The leaders will seek ways to boost international security throughout the Western Hemisphere, as well as in Europe and Asia.

The talks will also address sending a U.N. peacekeeping force to Haiti, where more than 500 people have been killed in violence that erupted among street gangs following the assassination of President Jovenel Moise in July 2021.

Biden previously indicated that he wants Canada to take the lead in supporting safety efforts in Haiti, while also seeking more help from Brazil which had been involved in Caribbean peace efforts before.

“I think that they will continue to talk about ways we can continue to support from a humanitarian assistance perspective, for the people of Haiti and Haitian national security forces,” Kirby said.

Biden will also discuss “taking concrete steps to increase defense spending, driving a global race to the top on clean energy, and building prosperous and inclusive economies,” Kirby added.

Although the leaders have crossed paths multiple times virtually and in person at summits over the past two years, diplomatic experts said the meeting was still an opportunity for Biden and Trudeau to reaffirm their partnership on the world stage, with the global balance of power at stake.

Biden’s meeting with Trudeau comes on the heels of a three-day summit in Moscow between Chinese President Xi Jinping and Russian President Vladimir Putin, which was being closely watched amid speculation that Beijing could soon help Russia militarily in Ukraine.

It was notable, however, that relations between the longtime allies appeared subdued after Biden waited until now — more than midway through his term — to visit the country’s northern neighbor.

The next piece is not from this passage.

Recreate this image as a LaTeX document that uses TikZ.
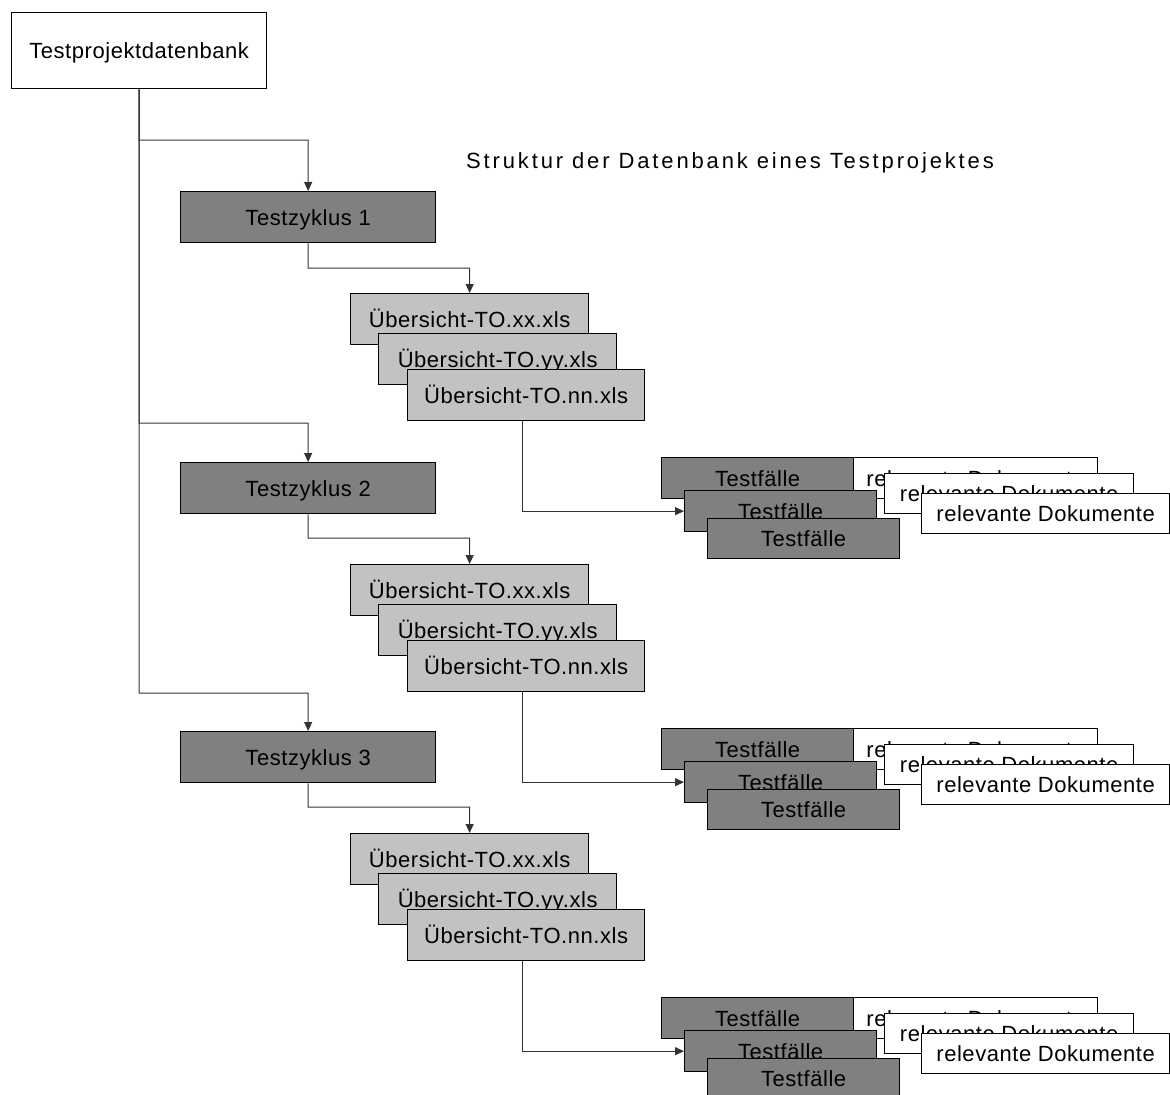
\documentclass[tikz,border=0pt]{standalone}
\usepackage{fontspec}
\setmainfont[LetterSpace=2.5]{Liberation Sans}
\newfontfamily\titlefont[LetterSpace=13]{Liberation Sans}
\usetikzlibrary{arrows.meta}
\definecolor{boxdark}{gray}{0.5}
\definecolor{boxlight}{gray}{0.76}
\definecolor{wire}{gray}{0.2}
\begin{document}
\begin{tikzpicture}[x=1pt,y=-1pt,
  txt/.style={font=\fontsize{22}{26}\selectfont, text height=16pt, text depth=0pt},
  box/.style={txt, draw=black, line width=1.3pt, inner sep=0pt, anchor=north west, align=center},
  dbbox/.style={box, fill=white, minimum width=255pt, minimum height=76pt},
  zyklus/.style={box, fill=boxdark, minimum width=255pt, minimum height=51pt},
  uebersicht/.style={box, fill=boxlight, minimum width=238pt, minimum height=51pt},
  testfall/.style={box, fill=boxdark, minimum width=192pt, minimum height=41pt},
  dokument/.style={box, fill=white, minimum height=40pt},
  link/.style={draw=wire, line width=1pt, -{Triangle[length=9pt,width=8pt]}}]

\useasboundingbox (0,0) rectangle (1170,1095);
\clip (0,0) rectangle (1170,1095);

% database root and title
\node[dbbox] (db) at (11,12) {Testprojektdatenbank};
\node[txt, anchor=center, font=\fontsize{22}{26}\titlefont] (title) at (730,160) {Struktur der Datenbank eines Testprojektes};

% one test cycle per entry: index / branch y / cycle top / knee y / overview top / test case top
\foreach \i/\br/\tz/\kn/\ub/\tf in {1/140/191/268/293/457, 2/423/462/538/564/728, 3/693/731/807/833/997}{
  % cycle box, fed from the trunk
  \node[zyklus] (tz\i) at (180,\tz) {Testzyklus \i};
  \coordinate (br\i) at (308,\br);
  \draw[link] (db.south) |- (br\i) -- (tz\i.north);

  % stacked overview sheets
  \node[uebersicht] (u\i a) at (350,\ub) {Übersicht-TO.xx.xls};
  \node[uebersicht] (u\i b) at (378,\ub+40) {Übersicht-TO.yy.xls};
  \node[uebersicht, minimum width=237pt] (u\i c) at (407,\ub+76) {Übersicht-TO.nn.xls};
  \coordinate (kn\i) at (308,\kn);
  \draw[link] (tz\i.south) -- (kn\i) -| (u\i a.north);

  % stacked test cases with their documents
  \node[testfall] (tfa\i) at (661,\tf) {Testfälle};
  \node[dokument, minimum width=244pt, minimum height=41pt] (doa\i) at (853,\tf) {relevante Dokumente};
  \node[testfall] (tfb\i) at (684,\tf+33) {Testfälle};
  \node[dokument, minimum width=249pt] (dob\i) at (884,\tf+16) {relevante Dokumente};
  \node[testfall, minimum height=40pt] (tfc\i) at (707,\tf+61) {Testfälle};
  \node[dokument, minimum width=248pt] (doc\i) at (921,\tf+36) {relevante Dokumente};
  \draw[link] ([xshift=-3.5pt]u\i c.south) |- (tfb\i.west);
}
\end{tikzpicture}
\end{document}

For weeks, Biden’s visit has been “front-page news” in Canada, according to Louise Blais, Canada’s former ambassador to the United Nations, who tried to explain the low-key nature of, and apathy toward, Canadian diplomacy in the United States.

“Whereas you compare that with the amount of coverage that the visit has received in the United States, it gives you a little bit of an idea of the asymmetrical aspect of the relationship. But that being said, it’s a warm and positive relationship,” she said.